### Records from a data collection
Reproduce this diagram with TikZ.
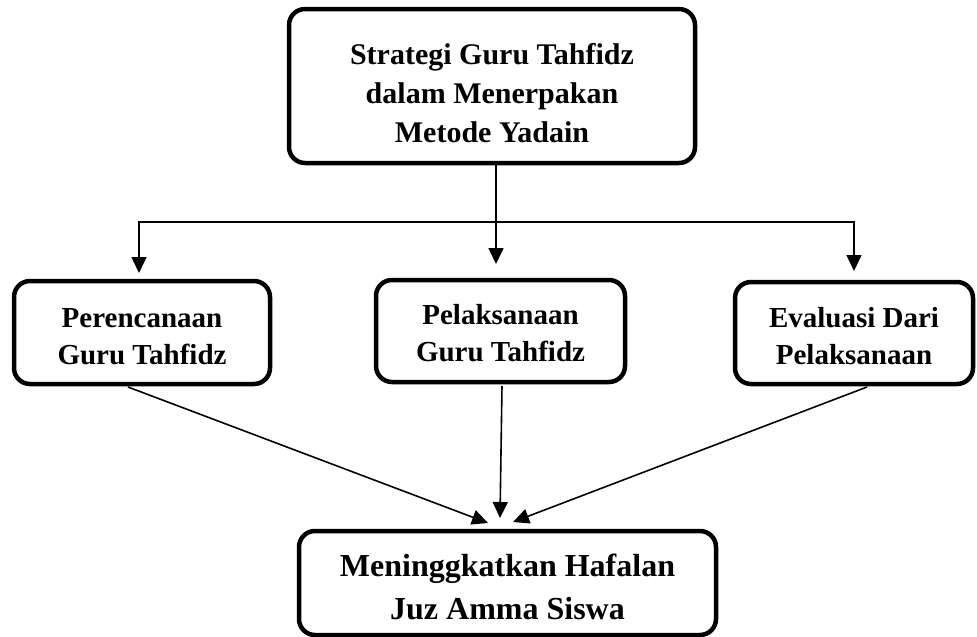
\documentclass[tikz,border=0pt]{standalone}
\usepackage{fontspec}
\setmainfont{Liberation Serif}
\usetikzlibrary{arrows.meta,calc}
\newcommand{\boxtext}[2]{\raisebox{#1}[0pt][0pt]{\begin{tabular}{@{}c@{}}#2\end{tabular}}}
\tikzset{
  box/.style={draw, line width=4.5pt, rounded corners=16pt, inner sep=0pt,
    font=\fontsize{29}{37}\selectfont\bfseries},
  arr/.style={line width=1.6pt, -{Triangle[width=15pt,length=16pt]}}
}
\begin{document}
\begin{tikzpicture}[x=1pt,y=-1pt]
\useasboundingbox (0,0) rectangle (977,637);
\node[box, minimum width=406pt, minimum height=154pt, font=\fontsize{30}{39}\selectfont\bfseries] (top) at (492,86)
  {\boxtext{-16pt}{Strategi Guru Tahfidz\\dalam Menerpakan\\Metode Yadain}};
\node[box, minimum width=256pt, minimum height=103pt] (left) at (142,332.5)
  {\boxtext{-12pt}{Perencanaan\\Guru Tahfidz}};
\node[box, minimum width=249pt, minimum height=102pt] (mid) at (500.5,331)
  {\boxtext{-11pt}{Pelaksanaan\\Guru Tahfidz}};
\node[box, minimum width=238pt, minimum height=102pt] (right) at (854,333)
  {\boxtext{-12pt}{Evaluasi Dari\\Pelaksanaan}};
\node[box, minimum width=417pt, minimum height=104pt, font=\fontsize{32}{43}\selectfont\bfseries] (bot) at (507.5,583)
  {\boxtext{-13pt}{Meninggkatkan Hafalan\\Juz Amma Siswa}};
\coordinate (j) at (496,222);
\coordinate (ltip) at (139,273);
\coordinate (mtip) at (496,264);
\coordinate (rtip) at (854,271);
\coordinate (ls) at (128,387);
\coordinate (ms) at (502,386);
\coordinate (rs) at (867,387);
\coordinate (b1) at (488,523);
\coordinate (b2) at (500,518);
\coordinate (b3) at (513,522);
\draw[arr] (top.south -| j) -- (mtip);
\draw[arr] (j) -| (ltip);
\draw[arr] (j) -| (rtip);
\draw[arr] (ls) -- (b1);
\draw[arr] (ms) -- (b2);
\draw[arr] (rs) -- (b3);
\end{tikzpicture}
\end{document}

--

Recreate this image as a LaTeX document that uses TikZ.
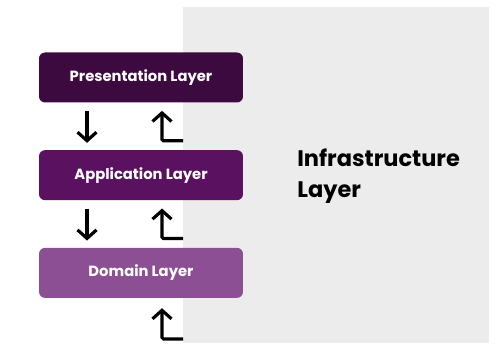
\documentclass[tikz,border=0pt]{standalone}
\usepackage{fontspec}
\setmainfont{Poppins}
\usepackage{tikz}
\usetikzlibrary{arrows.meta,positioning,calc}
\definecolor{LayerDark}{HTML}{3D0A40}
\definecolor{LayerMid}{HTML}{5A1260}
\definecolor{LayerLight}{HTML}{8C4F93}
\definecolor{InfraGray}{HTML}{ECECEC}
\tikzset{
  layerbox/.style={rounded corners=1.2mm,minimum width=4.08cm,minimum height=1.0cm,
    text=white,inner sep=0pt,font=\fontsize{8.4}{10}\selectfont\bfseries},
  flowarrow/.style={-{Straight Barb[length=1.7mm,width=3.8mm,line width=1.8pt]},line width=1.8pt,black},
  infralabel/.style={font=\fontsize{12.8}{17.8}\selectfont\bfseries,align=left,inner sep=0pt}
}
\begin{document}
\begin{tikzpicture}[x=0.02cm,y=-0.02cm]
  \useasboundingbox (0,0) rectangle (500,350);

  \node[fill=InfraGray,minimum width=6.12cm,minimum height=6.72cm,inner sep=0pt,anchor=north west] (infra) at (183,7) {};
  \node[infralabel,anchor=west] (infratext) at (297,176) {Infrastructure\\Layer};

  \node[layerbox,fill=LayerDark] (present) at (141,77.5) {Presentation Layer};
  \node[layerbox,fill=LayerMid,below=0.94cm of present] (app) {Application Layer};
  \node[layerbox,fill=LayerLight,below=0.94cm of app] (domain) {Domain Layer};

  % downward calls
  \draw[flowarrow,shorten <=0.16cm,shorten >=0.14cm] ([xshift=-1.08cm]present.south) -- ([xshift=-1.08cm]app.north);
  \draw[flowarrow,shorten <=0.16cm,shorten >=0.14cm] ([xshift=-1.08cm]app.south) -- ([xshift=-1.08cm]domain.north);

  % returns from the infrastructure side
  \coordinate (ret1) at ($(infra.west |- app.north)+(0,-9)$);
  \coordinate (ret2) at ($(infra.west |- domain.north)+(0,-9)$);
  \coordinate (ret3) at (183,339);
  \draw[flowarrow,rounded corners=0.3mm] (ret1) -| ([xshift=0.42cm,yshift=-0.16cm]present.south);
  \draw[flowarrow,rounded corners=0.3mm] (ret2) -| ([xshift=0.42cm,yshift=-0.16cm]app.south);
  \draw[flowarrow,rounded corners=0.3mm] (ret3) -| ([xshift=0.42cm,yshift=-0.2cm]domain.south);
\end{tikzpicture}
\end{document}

### To be done
Count each line of the entries that holds the word "this", then state the total and nothing more.

### The reply
2